- [SET TASK] Print word for word the first line of the listing below and every line after it, through the line with "plt.rcParams['font.family'] = ['Liberation". Leave out the pictures and the rest.

────────

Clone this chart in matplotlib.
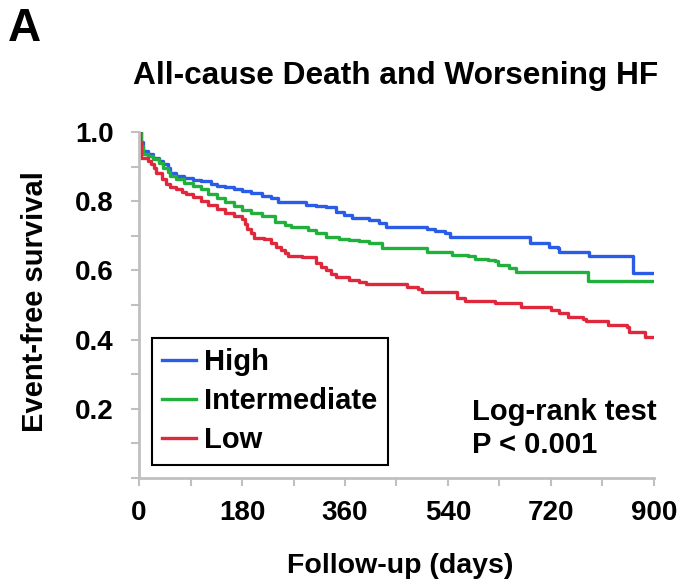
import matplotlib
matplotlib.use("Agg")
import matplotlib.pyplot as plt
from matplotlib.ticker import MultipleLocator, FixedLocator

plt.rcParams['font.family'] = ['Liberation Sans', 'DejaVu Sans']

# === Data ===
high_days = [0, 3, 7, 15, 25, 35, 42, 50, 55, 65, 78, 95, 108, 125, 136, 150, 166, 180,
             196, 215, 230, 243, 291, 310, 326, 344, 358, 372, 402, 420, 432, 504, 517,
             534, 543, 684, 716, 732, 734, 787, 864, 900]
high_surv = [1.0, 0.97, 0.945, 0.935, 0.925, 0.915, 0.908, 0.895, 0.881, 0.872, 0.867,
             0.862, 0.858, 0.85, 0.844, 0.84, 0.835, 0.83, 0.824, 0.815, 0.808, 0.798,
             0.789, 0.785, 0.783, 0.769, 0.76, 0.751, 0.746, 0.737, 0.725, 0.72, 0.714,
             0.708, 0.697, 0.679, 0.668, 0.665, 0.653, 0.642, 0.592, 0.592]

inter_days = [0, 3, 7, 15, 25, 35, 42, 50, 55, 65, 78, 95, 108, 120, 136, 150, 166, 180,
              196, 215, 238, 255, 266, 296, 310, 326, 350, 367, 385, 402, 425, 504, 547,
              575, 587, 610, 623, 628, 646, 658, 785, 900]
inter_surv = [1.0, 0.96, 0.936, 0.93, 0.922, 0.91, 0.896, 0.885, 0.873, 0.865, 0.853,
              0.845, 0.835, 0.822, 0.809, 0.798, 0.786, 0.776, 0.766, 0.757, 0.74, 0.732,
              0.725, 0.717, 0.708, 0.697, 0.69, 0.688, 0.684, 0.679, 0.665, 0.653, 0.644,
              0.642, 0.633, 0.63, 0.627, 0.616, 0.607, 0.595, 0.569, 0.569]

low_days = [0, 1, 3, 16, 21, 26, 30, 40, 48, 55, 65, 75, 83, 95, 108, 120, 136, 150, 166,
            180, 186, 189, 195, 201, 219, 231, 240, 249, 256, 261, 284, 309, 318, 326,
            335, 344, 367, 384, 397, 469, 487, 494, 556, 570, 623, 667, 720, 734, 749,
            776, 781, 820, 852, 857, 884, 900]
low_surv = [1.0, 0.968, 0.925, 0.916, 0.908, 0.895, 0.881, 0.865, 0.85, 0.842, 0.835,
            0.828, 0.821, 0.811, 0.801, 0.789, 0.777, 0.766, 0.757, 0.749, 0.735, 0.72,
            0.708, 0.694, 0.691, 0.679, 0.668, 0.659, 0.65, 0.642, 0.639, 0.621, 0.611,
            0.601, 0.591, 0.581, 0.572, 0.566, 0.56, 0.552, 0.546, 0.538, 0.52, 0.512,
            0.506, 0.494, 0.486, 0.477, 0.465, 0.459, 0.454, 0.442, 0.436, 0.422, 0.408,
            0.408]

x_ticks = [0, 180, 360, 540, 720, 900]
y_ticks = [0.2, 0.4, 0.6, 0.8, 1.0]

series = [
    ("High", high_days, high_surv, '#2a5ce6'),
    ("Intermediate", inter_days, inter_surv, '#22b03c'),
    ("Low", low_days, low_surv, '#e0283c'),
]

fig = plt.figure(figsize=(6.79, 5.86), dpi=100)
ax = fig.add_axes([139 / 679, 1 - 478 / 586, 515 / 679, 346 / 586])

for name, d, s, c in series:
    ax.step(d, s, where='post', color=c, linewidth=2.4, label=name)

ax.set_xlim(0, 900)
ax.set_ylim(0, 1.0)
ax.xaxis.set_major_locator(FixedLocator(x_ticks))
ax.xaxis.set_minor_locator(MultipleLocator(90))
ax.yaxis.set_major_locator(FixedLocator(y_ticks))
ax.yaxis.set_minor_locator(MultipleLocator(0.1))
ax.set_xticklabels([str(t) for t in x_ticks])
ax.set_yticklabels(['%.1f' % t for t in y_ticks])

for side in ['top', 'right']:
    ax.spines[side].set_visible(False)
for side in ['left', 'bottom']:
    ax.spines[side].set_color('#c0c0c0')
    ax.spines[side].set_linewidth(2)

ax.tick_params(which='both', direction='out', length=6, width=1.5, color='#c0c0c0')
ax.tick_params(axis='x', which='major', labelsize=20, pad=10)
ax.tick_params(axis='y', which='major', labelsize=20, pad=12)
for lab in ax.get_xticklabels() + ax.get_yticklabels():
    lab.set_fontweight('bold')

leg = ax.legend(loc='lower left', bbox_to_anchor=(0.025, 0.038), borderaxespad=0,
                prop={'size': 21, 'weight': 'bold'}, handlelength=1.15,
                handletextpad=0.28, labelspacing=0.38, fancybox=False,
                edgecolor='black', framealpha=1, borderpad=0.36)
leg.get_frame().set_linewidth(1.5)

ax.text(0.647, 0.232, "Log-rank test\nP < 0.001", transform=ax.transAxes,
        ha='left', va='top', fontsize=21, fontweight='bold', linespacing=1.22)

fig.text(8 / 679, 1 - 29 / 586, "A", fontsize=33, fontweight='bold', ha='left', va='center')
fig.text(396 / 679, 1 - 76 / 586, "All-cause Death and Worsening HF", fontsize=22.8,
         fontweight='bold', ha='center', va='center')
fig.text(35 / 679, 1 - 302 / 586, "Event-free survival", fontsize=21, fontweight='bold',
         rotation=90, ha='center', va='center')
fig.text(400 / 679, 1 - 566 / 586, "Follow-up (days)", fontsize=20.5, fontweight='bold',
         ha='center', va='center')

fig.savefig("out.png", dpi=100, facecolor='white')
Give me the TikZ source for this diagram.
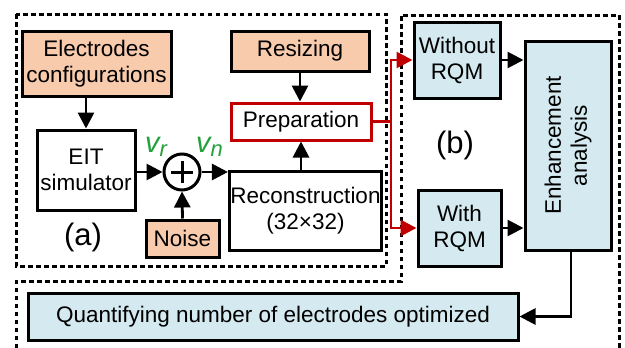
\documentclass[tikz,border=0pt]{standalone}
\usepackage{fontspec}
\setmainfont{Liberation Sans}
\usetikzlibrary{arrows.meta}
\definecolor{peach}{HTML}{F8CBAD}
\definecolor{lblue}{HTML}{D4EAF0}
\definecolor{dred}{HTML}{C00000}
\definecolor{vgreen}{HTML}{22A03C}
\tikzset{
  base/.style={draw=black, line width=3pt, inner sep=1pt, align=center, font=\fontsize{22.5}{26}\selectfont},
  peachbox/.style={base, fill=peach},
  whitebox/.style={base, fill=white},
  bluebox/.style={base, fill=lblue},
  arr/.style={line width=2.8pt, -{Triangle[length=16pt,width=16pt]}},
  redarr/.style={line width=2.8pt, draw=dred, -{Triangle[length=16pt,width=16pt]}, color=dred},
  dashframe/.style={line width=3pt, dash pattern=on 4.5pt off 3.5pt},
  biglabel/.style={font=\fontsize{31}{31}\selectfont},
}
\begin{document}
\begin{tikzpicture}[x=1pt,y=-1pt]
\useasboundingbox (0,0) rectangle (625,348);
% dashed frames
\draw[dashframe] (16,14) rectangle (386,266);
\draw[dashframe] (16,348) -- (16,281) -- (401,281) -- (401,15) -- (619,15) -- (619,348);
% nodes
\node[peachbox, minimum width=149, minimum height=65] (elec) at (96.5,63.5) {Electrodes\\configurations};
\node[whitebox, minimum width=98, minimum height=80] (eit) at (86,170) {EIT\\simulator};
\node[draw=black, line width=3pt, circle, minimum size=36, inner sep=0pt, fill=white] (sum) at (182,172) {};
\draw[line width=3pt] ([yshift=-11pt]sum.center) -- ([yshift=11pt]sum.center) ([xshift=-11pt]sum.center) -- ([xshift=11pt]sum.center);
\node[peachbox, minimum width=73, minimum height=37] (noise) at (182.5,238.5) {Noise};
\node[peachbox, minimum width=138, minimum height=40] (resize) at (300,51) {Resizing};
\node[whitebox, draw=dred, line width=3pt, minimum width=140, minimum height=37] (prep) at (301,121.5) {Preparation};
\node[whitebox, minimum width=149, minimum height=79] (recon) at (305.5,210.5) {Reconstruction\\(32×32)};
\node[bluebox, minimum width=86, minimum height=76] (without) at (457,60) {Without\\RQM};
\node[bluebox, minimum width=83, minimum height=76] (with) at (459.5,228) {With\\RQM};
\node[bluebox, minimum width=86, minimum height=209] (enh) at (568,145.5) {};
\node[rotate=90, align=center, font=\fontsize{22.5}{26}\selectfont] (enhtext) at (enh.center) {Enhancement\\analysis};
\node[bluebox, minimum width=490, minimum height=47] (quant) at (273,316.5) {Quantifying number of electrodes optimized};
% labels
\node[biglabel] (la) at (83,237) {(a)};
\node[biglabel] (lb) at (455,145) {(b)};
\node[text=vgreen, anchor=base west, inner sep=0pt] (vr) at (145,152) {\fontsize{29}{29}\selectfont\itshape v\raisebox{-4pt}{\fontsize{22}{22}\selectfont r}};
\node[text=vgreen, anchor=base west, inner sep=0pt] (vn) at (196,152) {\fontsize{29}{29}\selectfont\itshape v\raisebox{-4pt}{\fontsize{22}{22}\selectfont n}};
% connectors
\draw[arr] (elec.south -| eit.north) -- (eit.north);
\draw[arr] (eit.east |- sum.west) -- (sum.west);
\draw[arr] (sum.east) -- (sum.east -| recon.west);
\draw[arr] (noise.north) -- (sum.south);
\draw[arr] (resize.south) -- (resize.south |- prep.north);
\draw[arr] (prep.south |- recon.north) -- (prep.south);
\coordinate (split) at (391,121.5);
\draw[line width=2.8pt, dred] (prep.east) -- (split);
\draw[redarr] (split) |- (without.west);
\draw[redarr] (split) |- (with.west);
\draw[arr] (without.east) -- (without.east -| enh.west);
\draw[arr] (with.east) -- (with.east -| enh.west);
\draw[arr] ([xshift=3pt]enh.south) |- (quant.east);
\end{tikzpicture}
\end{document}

────────

- [RESPONSE FOR THIS EXERCISE]
Clone this chart in matplotlib.
import matplotlib
matplotlib.use("Agg")
import matplotlib.pyplot as plt
from matplotlib.ticker import MultipleLocator, FixedLocator

plt.rcParams['font.family'] = ['Liberation Sans', 'DejaVu Sans']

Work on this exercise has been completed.